In other words, the price increase is driven almost entirely by artificially constrained supply in the face of overwhelming demand as opposed to rising per-unit production costs.
The idea of comparative advantages in Economics teaches us that just because we can do something, doesn't mean we should.
Reality …
Of course in reality, Apple would be rendered completely non-competitive so trying to figure out the exact price in this scenario is a mostly meaningless exercise.
Its business model depends on having billions of active devices and hundreds of millions of active (and relatively affluent) users out there funneling money to the app developer eco-system. Without a large user base, the iOS ecosystem would quickly wither on the vine.
Apple’s scale provides significant negotiating leverage with its component suppliers. Reducing manufacturing production by 50 to 100x would give them less negotiating leverage than many handset manufacturers in China that nobody has ever heard of. Samsung Electronics would cackle with delight when it found out Apple was being forced to move manufacturing to the U.S.

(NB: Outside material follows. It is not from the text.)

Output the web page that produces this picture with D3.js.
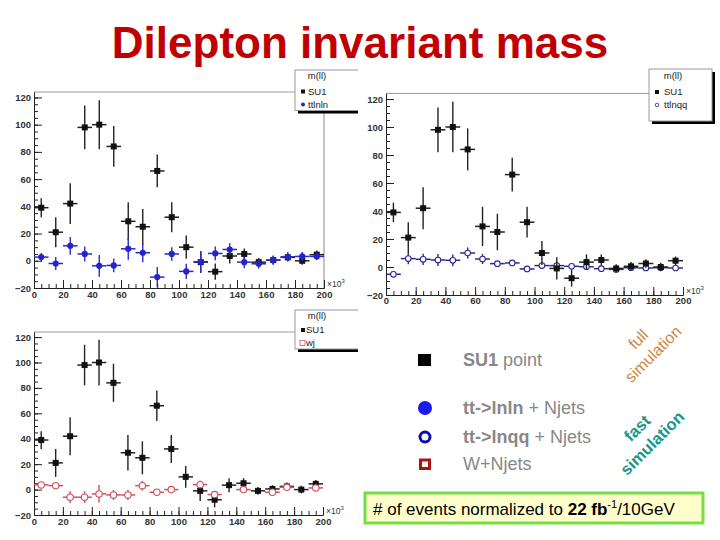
<!DOCTYPE html>
<html>
<head>
<meta charset="utf-8">
<script src="https://cdn.jsdelivr.net/npm/d3@7"></script>
<style>
  body { margin: 0; background: #fff; }
  svg { font-family: "Liberation Sans", Arial, Helvetica, sans-serif; display: block; }
  .tick text { font-size: 9.5px; font-weight: bold; fill: #333; }
  .legend-text { font-size: 9.5px; fill: #222; }
</style>
</head>
<body>
<div id="chart"></div>
<script>
// bin centres of m(ll), in units of 10^3 (10 GeV bins)
const binCenters = [5, 15, 25, 35, 45, 55, 65, 75, 85, 95, 105, 115, 125, 135, 145, 155, 165, 175, 185, 195];
const yTickValues = [-20, 0, 20, 40, 60, 80, 100, 120];
const xTickValues = [0, 20, 40, 60, 80, 100, 120, 140, 160, 180, 200];

// SU1 signal (same in all three panels)
const su1Values = [39, 21, 42, 98, 100, 84, 29, 25, 66, 32, 10, -1, -8, 3.5, 5, -1, 0.5, 2.5, 0, 4.5];
const su1Errors = [7, 11, 15, 16, 18, 15, 14, 13, 12, 11, 8.5, 8, 6, 5.5, 4, 3, 3, 3, 3, 3];

// backgrounds
const ttlnlnValues = [2.7, -2, 11, 5, -3.7, -3.4, 8.8, 5.9, -12, 5, -7.8, -0.7, 5.4, 8.3, -1, -2.2, 0.5, 2.9, 3.2, 3.2];
const ttlnlnErrors = [3, 4.7, 6.5, 5.5, 8, 5, 8, 7, 7.5, 5, 5.6, 7.7, 5, 4.5, 4.5, 3.4, 3.4, 3.3, 3.3, 2.7];
const ttlnqqValues = [-5.2, 6, 5.5, 5, 4.8, 10, 5.7, 2.4, 2.9, -1.4, 1, 1, 0.5, 0.2, -1.2, -1.7, -0.5, -0.7, -0.5, -0.7];
const ttlnqqErrors = [1.5, 4, 4, 4.2, 4.2, 4, 3.6, 2, 1.5, 1, 1.5, 1, 1, 1, 1, 1, 1, 1, 1, 1];
const wjValues = [3.7, 3.1, -6, -6, -3.4, -4.2, -4.2, 3.1, -2.1, 0, null, 3.9, -3.9, null, 0, null, -2.1, 1.8, null, 1.3];
const wjErrors = [1.5, 1.5, 4.6, 4.6, 7, 4, 4, 3.8, 1.3, 1, null, 1.5, 2.5, null, 2, null, 1, 1, null, 1];

const legendItems = [
    { bold: 'SU1', rest: ' point', marker: 'square' },
    { bold: 'tt->lnln', rest: ' + Njets', marker: 'dot' },
    { bold: 'tt->lnqq', rest: ' + Njets', marker: 'ring' },
    { bold: '', rest: 'W+Njets', marker: 'box' }
];

const su1Series = { name: 'SU1', values: su1Values, errors: su1Errors, marker: 'square', color: '#111', barColor: '#222' };
const ttlnlnSeries = { name: 'ttlnln', values: ttlnlnValues, errors: ttlnlnErrors, marker: 'dot', color: '#2424c8', barColor: '#2a2ad0' };
const ttlnqqSeries = { name: 'ttlnqq', values: ttlnqqValues, errors: ttlnqqErrors, marker: 'ring', color: '#2a2a90', barColor: '#2a2a90' };
const wjSeries = { name: 'wj', values: wjValues, errors: wjErrors, marker: 'box', color: '#d05060', barColor: '#d05060' };

const svg = d3.select('#chart').append('svg')
    .attr('width', 720)
    .attr('height', 540);

// draws a ROOT-style marker
function drawMarker(g, type, cx, cy, color) {
    if (type === 'square') {
        g.append('rect').attr('x', cx - 3).attr('y', cy - 3).attr('width', 6).attr('height', 6).attr('fill', color);
    } else if (type === 'dot') {
        g.append('circle').attr('cx', cx).attr('cy', cy).attr('r', 3.1).attr('fill', color);
    } else if (type === 'ring') {
        g.append('circle').attr('cx', cx).attr('cy', cy).attr('r', 2.8)
            .attr('fill', '#fff').attr('stroke', color).attr('stroke-width', 1.1);
    } else {
        g.append('circle').attr('cx', cx).attr('cy', cy).attr('r', 3.2)
            .attr('fill', '#fff').attr('stroke', color).attr('stroke-width', 1.1);
    }
}

class MassPanel {
    /** Class Constructor */
    constructor(_config, _series) {
        this.config = {
            id: _config.id,
            xRange: _config.xRange,
            yRange: _config.yRange,
            clipRight: _config.clipRight || 720,
            rightFrame: _config.rightFrame || false,
            legend: _config.legend,
            labelPad: _config.labelPad || 3,
            bgFirst: _config.bgFirst || false
        }
        this.series = _series;
        this.initVis();
    }

    initVis() {
        let vis = this;

        vis.x = d3.scaleLinear().domain([0, 200]).range(vis.config.xRange);
        vis.y = d3.scaleLinear().domain([-20, 124]).range(vis.config.yRange);

        svg.append('clipPath').attr('id', `clip-${vis.config.id}`)
            .append('rect')
            .attr('x', 0).attr('y', 0)
            .attr('width', vis.config.clipRight).attr('height', 540);

        vis.g = svg.append('g').attr('clip-path', `url(#clip-${vis.config.id})`);

        // frame (top, and right for some panels)
        vis.g.append('line')
            .attr('x1', vis.x(0)).attr('x2', vis.config.legend.x)
            .attr('y1', vis.y(124)).attr('y2', vis.y(124))
            .attr('stroke', '#999').attr('stroke-width', 1);
        if (vis.config.rightFrame) {
            vis.g.append('line')
                .attr('x1', vis.x(200)).attr('x2', vis.x(200))
                .attr('y1', vis.y(124)).attr('y2', vis.y(-20))
                .attr('stroke', '#888').attr('stroke-width', 1);
        }

        vis.renderAxes();
        vis.renderVis();
        vis.renderLegend();
    }

    renderAxes() {
        let vis = this;
        const yMinor = d3.range(-20, 125, 5);
        const xMinor = d3.range(0, 201, 5);

        const yAxis = d3.axisLeft(vis.y).tickValues(yTickValues).tickSize(-8).tickSizeOuter(0).tickPadding(3);
        const yAxisMinor = d3.axisLeft(vis.y).tickValues(yMinor).tickSize(-4).tickSizeOuter(0).tickFormat('');
        const xAxis = d3.axisBottom(vis.x).tickValues(xTickValues).tickSize(-8).tickSizeOuter(0).tickPadding(vis.config.labelPad);
        const xAxisMinor = d3.axisBottom(vis.x).tickValues(xMinor).tickSize(-4).tickSizeOuter(0).tickFormat('');

        [yAxisMinor, yAxis].forEach(ax => {
            vis.g.append('g')
                .attr('transform', `translate(${vis.x(0)},0)`)
                .call(ax)
                .call(g => g.selectAll('path, line').attr('stroke', '#222'));
        });
        [xAxisMinor, xAxis].forEach(ax => {
            vis.g.append('g')
                .attr('transform', `translate(0,${vis.y(-20)})`)
                .call(ax)
                .call(g => g.selectAll('path, line').attr('stroke', '#222'));
        });

        // x10^3 exponent label, sitting just above the axis end
        const expo = vis.g.append('text')
            .attr('x', vis.x(200) + 3)
            .attr('y', vis.y(-20) - 1.5)
            .attr('font-size', 8.5)
            .attr('fill', '#333')
            .text('×10');
        expo.append('tspan').attr('dy', -4).attr('font-size', 6).text('3');
    }

    renderVis() {
        let vis = this;
        const ordered = vis.config.bgFirst ? vis.series.slice().reverse() : vis.series;

        ordered.forEach(s => {
            const pts = binCenters.map((c, i) => ({ c: c, v: s.values[i], e: s.errors[i] }))
                .filter(d => d.v !== null);
            const sg = vis.g.append('g').attr('class', `series-${s.name}`);

            // horizontal bars spanning the bin width
            sg.selectAll('.hbar')
                    .data(pts)
                .join('line')
                    .attr('class', 'hbar')
                    .attr('x1', d => vis.x(d.c - 5))
                    .attr('x2', d => vis.x(d.c + 5))
                    .attr('y1', d => vis.y(d.v))
                    .attr('y2', d => vis.y(d.v))
                    .attr('stroke', s.barColor)
                    .attr('stroke-width', 1.5);

            // vertical error bars
            sg.selectAll('.vbar')
                    .data(pts)
                .join('line')
                    .attr('class', 'vbar')
                    .attr('x1', d => vis.x(d.c))
                    .attr('x2', d => vis.x(d.c))
                    .attr('y1', d => vis.y(d.v - d.e))
                    .attr('y2', d => vis.y(d.v + d.e))
                    .attr('stroke', s.barColor)
                    .attr('stroke-width', 1.4);

            pts.forEach(d => drawMarker(sg, s.marker, vis.x(d.c), vis.y(d.v), s.color));
        });
    }

    renderLegend() {
        let vis = this;
        const L = vis.config.legend;
        const lg = vis.g.append('g').attr('class', 'legend');

        lg.append('rect')
            .attr('x', L.x + 3).attr('y', L.y + 3)
            .attr('width', L.w).attr('height', L.h)
            .attr('fill', '#000');
        lg.append('rect')
            .attr('x', L.x).attr('y', L.y)
            .attr('width', L.w).attr('height', L.h)
            .attr('fill', '#fff').attr('stroke', '#999').attr('stroke-width', 1);

        lg.append('text')
            .attr('class', 'legend-text')
            .attr('x', L.titleX).attr('y', L.rows[0])
            .attr('text-anchor', 'middle')
            .attr('dy', '.35em')
            .attr('fill', '#444')
            .text('m(ll)');

        vis.series.forEach((s, i) => {
            const cy = L.rows[i + 1];
            const mg = lg.append('g');
            if (s.marker === 'square') {
                mg.append('rect').attr('x', L.x + 6).attr('y', cy - 2).attr('width', 4).attr('height', 4).attr('fill', s.color);
            } else if (s.marker === 'dot') {
                mg.append('circle').attr('cx', L.x + 8).attr('cy', cy).attr('r', 2).attr('fill', s.color);
            } else if (s.marker === 'ring') {
                mg.append('circle').attr('cx', L.x + 8).attr('cy', cy).attr('r', 1.8)
                    .attr('fill', 'none').attr('stroke', s.color).attr('stroke-width', 0.8);
            } else {
                mg.append('rect').attr('x', L.x + 5).attr('y', cy - 2.5).attr('width', 5).attr('height', 5)
                    .attr('fill', 'none').attr('stroke', s.color).attr('stroke-width', 0.8);
            }
            lg.append('text')
                .attr('class', 'legend-text')
                .attr('x', L.x + L.textDx).attr('y', cy)
                .attr('dy', '.35em')
                .text(s.name);
        });
    }
}

// title
svg.append('text')
    .attr('x', 360).attr('y', 58)
    .attr('text-anchor', 'middle')
    .attr('font-size', 44)
    .attr('font-weight', 'bold')
    .attr('fill', '#c00000')
    .text('Dilepton invariant mass');

new MassPanel({
    id: 'lnln', xRange: [34, 324], yRange: [288, 92], clipRight: 358, rightFrame: true,
    legend: { x: 295, y: 70, w: 70, h: 40.5, titleX: 317, rows: [76, 91.5, 104.5], textDx: 13 }
}, [su1Series, ttlnlnSeries]);

new MassPanel({
    id: 'lnqq', xRange: [386, 683], yRange: [295, 93.4], labelPad: 2, bgFirst: true,
    legend: { x: 649, y: 69, w: 63, h: 52, titleX: 673, rows: [76, 92, 105], textDx: 15 }
}, [su1Series, ttlnqqSeries]);

new MassPanel({
    id: 'wj', xRange: [34, 323], yRange: [515, 332], clipRight: 358,
    legend: { x: 295, y: 310, w: 70, h: 39, titleX: 317, rows: [316, 330, 343], textDx: 11 }
}, [su1Series, wjSeries]);

// sample key on the right
const key = svg.append('g').attr('class', 'sample-key');
const keyRows = [360, 408, 437, 464];
const keyColors = ['#000', '#1a1aee', '#0a0ab4', '#b01010'];

legendItems.forEach((d, i) => {
    const cy = keyRows[i];
    if (d.marker === 'square') {
        key.append('rect').attr('x', 418).attr('y', cy - 6).attr('width', 13).attr('height', 12).attr('fill', keyColors[i]);
    } else if (d.marker === 'dot') {
        key.append('circle').attr('cx', 425).attr('cy', cy).attr('r', 7).attr('fill', keyColors[i]);
    } else if (d.marker === 'ring') {
        key.append('circle').attr('cx', 425).attr('cy', cy).attr('r', 5)
            .attr('fill', '#fff').attr('stroke', keyColors[i]).attr('stroke-width', 3);
    } else {
        key.append('rect').attr('x', 420.5).attr('y', cy - 4).attr('width', 9).attr('height', 8.5)
            .attr('fill', '#fff').attr('stroke', keyColors[i]).attr('stroke-width', 3);
    }
    const t = key.append('text')
        .attr('x', 463).attr('y', cy + 6)
        .attr('font-size', 18)
        .attr('fill', '#888');
    if (d.bold) t.append('tspan').attr('font-weight', 'bold').text(d.bold);
    t.append('tspan').text(d.rest);
});

// rotated simulation labels
const simLabels = [
    { lines: ['full', 'simulation'], cx: 653, cy: 354, color: '#d08640', weight: 'normal', size: 16 },
    { lines: ['fast', 'simulation'], cx: 652, cy: 443, color: '#1a978c', weight: 'bold', size: 16.5 }
];
simLabels.forEach(s => {
    const tg = svg.append('g').attr('transform', `translate(${s.cx},${s.cy}) rotate(-45)`);
    s.lines.forEach((line, i) => {
        tg.append('text')
            .attr('x', 0).attr('y', (i - 1) * 21)
            .attr('dy', '.35em')
            .attr('text-anchor', 'middle')
            .attr('font-size', s.size)
            .attr('font-weight', s.weight)
            .attr('fill', s.color)
            .text(line);
    });
});

// normalisation note
svg.append('rect')
    .attr('x', 365).attr('y', 493)
    .attr('width', 338).attr('height', 30)
    .attr('fill', '#ffffcc')
    .attr('stroke', '#77dd44')
    .attr('stroke-width', 3);

const note = svg.append('text')
    .attr('x', 373).attr('y', 515)
    .attr('font-size', 17)
    .attr('fill', '#000');
note.append('tspan').text('# of events normalized to ');
note.append('tspan').attr('font-weight', 'bold').text('22 fb');
note.append('tspan').attr('font-size', 11).attr('dy', -7).text('-1');
note.append('tspan').attr('dy', 7).text('/10GeV');
</script>
</body>
</html>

Apple’s scale also allows it to amortize its product development and brand marketing budget across hundreds of million devices per year. Artificially constraining supply by two orders of magnitude would mean that the amortized portion of these fixed costs are going up tremendously.
Its foreign competitors, unconstrained by this artificial and sub-optimal manufacturing requirement, would fill in the void and soon devour the market turning iOS into a non-factor overnight. App developers would stop developing for iOS and just focus on Android. Apple’s future plans extending the iOS eco-system into new product categories would be squashed.

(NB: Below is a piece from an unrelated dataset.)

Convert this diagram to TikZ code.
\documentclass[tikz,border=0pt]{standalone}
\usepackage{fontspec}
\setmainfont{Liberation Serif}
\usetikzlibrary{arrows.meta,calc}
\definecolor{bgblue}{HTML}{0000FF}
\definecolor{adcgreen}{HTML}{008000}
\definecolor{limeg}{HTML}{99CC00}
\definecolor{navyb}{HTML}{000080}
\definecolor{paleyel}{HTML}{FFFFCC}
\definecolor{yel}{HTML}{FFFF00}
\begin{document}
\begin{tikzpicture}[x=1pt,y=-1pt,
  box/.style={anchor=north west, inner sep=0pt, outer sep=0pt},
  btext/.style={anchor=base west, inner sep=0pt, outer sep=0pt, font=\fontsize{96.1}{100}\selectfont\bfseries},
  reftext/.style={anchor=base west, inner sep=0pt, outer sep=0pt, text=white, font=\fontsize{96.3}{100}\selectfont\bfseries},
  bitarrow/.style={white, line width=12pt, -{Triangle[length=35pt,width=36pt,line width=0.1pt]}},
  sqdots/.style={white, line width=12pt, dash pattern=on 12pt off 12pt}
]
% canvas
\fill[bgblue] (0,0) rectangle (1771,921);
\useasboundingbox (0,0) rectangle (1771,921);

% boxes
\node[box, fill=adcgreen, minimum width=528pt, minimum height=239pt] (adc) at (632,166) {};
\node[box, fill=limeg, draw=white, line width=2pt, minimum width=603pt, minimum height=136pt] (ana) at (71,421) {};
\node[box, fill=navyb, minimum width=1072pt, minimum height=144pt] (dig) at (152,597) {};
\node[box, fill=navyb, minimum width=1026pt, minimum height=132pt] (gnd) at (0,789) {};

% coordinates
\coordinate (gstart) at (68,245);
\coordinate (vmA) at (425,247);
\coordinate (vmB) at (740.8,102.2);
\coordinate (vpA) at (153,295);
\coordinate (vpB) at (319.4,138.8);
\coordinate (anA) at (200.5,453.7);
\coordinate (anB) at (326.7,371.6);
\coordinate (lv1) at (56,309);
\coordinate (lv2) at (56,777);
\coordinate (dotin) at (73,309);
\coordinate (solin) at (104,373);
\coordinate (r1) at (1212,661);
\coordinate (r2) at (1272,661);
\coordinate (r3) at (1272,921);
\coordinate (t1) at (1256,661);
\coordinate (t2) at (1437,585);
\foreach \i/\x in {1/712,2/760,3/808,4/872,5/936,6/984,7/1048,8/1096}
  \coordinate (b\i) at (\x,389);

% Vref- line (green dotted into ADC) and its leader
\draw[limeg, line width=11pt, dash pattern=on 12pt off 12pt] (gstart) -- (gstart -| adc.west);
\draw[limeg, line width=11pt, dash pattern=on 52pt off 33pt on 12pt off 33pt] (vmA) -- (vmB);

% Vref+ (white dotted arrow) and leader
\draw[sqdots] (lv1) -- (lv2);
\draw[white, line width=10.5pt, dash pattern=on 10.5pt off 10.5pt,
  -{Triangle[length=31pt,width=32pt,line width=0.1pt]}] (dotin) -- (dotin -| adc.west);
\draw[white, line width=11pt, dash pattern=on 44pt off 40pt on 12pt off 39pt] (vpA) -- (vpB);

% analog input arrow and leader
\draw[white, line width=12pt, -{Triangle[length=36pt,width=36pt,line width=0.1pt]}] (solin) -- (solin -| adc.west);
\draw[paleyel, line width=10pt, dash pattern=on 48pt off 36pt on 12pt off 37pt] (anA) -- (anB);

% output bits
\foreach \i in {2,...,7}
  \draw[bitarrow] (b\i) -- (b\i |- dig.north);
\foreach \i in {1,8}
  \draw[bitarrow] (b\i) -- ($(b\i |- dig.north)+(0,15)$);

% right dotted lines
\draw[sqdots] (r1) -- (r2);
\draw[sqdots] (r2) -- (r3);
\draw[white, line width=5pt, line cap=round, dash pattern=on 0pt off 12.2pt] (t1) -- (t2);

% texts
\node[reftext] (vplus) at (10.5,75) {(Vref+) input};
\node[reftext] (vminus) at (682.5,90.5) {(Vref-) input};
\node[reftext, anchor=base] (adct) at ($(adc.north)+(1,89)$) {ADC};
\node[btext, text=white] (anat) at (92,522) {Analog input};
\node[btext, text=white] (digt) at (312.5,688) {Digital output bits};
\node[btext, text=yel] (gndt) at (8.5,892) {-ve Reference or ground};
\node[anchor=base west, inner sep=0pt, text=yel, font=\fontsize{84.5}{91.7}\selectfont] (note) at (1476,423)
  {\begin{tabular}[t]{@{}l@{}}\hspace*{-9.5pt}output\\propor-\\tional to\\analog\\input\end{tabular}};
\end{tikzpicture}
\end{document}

In effect, we would have successfully killed off the most valuable and arguably finest and most successful company in U.S. history — a company that is responsible for directly and indirectly creating hundreds of thousands of well-paying jobs in the United States and helping us lower our real trade deficit [5] by billions of dollars per year.

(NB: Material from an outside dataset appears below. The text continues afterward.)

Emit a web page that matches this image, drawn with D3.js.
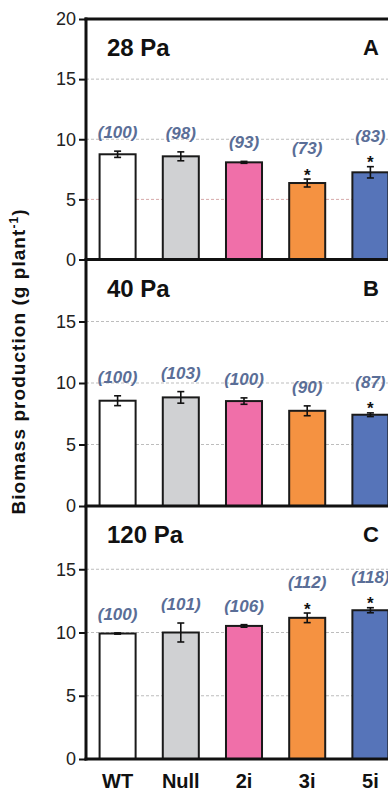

The irony is that after all of this, even $100,000 might be too low a price. Because after killing off Apple many years from now the only place you would be able to find an iPhone would be in the museum.
Notes
[1] Source: Fortune / Youtube: Tim Cook Discusses Apple's Future in China. The rest of the interview is also quite fascinating with Tim sharing many more of his observations and anecdotes about doing business in China.
[2] Tim Cook rose through the Apple organization in their operations group after spending over a dozen years working in fulfillment and operations in the PC industry. He was at Apple during its transition from the PC era to the mobile era and was instrumental in helping Apple figure out how to do high-quality manufacturing of these smaller devices at scale, eventually rising to COO under Steve Jobs. Critical to this transition was figuring out how to get manufacturing right — Apple had struggled in the 1980s trying to be a vertically integrated manufacturer and this was one reason why IBM-compatible PCs eventually “won”. And key to figuring out manufacturing was working in partnership with Taiwanese/Chinese manufacturers like Foxconn.
[3] Germany is a global leader in the precision tooling industry. Coincidence? I don’t think so.
[4] This estimate is simply based on Tim Cook’s comments on how many qualified tooling engineers we have here (“I’m not sure we could fill this room”) compared to China (“could fill multiple football fields”).